このように、「実体があるように見せる演出」を巧みに利用し、信頼を勝ち取っていたわけです。


3. 中国からの逃亡と「ビットコインへの変換」

2017年ごろ、中国の公安当局がこの会社を捜査し始めました。
仲間が次々に逮捕される中、銭志敏は資金を持って国外へ逃亡。


逃亡直前に、詐欺で集めた資金の一部――およそ11億人民元(約220億円)を使って、約6万1,000BTCを購入していたことが分かっています。

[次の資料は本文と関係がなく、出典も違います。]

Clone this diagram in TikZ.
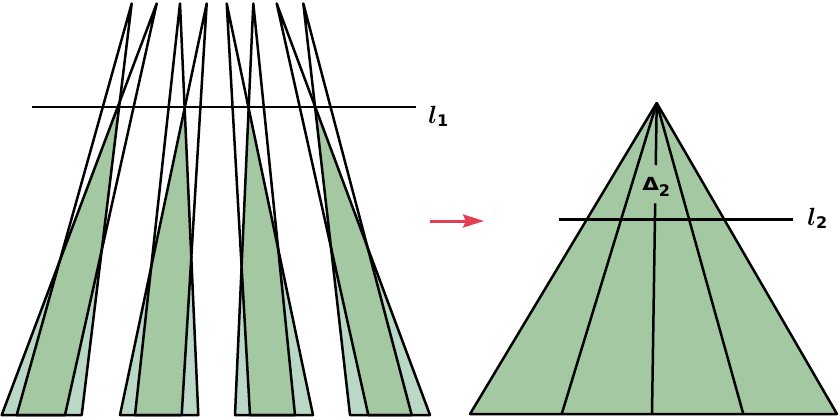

当時のビットコイン価格はまだ安く、1BTC=20万円前後の時期。
つまり、220億円で6万BTC以上買えた計算です。

しかし、その後ビットコイン価格は急上昇。
2025年時点では1BTC=1,700万円前後になっており、保有資産の価値は1兆円以上に膨れ上がったというわけです。


4. イギリスでの逮捕と押収

銭志敏は逃亡先のイギリス・ロンドンで豪華な生活を送っていました。
高級住宅を借り、ブランド品を買い漁り、不動産の購入も進めていたそうです。

しかし、彼女の“右腕”だった中国人女性・ジェン・ウェン(Jian Wen)が2024年に逮捕され、マネーロンダリング(資金洗浄)の罪で禁錮6年8か月の判決を受けます。

これが突破口となり、警察がウォレットを特定。
関連アカウントから約6.1万BTC
を差し押さえました。

その後、2025年9月末に銭志敏本人も有罪を認め、ビットコインはすべて英当局により正式に押収されました。


5. 押収されたビットコインの行方

現時点で押収されたビットコインの評価額は50億〜70億ドル(約7,000億〜1兆円)
イギリス史上最大、世界でもトップクラスの押収規模です。

ただし問題は、「このお金を誰が受け取るのか?」という点。
詐欺被害者の多くは中国国内の個人投資家ですが、ビットコインの購入・マイニング自体が当時の中国法でグレーゾーンだったため、被害者が名乗り出にくい状況です。

そのため、今後は英当局が資産を換金し、被害者申請がなければイギリス政府の没収財産として扱われる可能性が高いと見られています。


6. 日本への影響と教訓

今回の事件は、単なる海外ニュースではありません。
日本でも、似たような「暗号資産で資産運用」「高配当の海外投資」などの勧誘が後を絶ちません。

特に注意すべきは次の3点です。

  1. 「高利回り」「リスクゼロ」と言う投資はほぼ詐欺
  2. 海外送金や暗号資産を使った“逃げ道”がある案件は要注意
  3. 投資先企業の実態(登記住所・代表者・収益源)を必ず確認すること

今回の“ビットコイン女王事件”は、
「夢のような投資話」に群がる人々の心理を突いた典型的な詐欺。
そして、暗号資産がいかに“資金洗浄”に使われやすいかを世界に示す事件にもなりました。


まとめ

  • 犯人:中国人女性・銭志敏(Yadi Zhang)
  • 押収額:約6万1,000BTC(約1兆円)
  • 犯行:投資詐欺→ビットコイン購入→国外逃亡
  • 結末:イギリスで逮捕・有罪答弁・資産押収

この事件は、暗号資産の「自由さ」と「危険さ」を象徴する出来事でした。
技術の進歩とともに、資産の透明性と監視のルール作りがますます重要になっていくでしょう。